### To do
Pick out every line in the data below that holds "matplotlib".
"""
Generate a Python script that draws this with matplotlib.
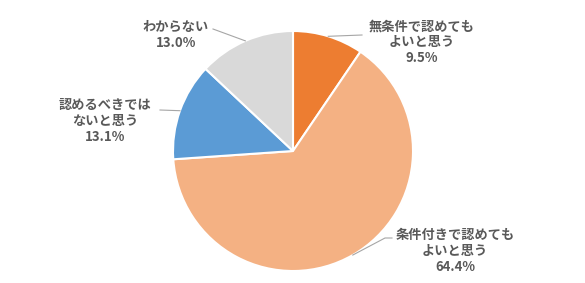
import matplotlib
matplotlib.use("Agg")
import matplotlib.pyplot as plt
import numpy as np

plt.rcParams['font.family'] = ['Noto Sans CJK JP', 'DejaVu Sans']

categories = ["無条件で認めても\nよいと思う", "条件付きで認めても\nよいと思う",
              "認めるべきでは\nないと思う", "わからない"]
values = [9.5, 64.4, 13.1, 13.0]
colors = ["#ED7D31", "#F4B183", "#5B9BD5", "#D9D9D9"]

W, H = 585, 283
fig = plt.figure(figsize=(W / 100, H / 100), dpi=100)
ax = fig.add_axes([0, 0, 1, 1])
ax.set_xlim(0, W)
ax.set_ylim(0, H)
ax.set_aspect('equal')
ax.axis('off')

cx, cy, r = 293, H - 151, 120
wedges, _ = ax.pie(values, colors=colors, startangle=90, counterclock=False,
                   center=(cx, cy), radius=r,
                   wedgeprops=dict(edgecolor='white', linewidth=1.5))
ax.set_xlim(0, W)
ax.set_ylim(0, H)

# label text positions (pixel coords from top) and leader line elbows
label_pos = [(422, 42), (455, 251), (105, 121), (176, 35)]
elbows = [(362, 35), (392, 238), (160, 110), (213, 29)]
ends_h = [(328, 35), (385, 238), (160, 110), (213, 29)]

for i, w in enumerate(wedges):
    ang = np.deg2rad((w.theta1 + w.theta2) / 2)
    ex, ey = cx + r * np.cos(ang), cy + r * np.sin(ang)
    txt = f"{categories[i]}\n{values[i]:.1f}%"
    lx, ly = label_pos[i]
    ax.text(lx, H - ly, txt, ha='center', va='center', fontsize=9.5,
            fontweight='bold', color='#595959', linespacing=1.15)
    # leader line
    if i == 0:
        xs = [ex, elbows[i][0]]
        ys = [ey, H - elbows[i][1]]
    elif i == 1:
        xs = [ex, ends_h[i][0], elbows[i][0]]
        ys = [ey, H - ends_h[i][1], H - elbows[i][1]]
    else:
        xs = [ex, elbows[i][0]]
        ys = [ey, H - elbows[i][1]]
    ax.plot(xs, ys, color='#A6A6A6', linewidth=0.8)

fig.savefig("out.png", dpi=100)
"""
### Task answer
Generate a Python script that draws this with matplotlib.
import matplotlib
matplotlib.use("Agg")
import matplotlib.pyplot as plt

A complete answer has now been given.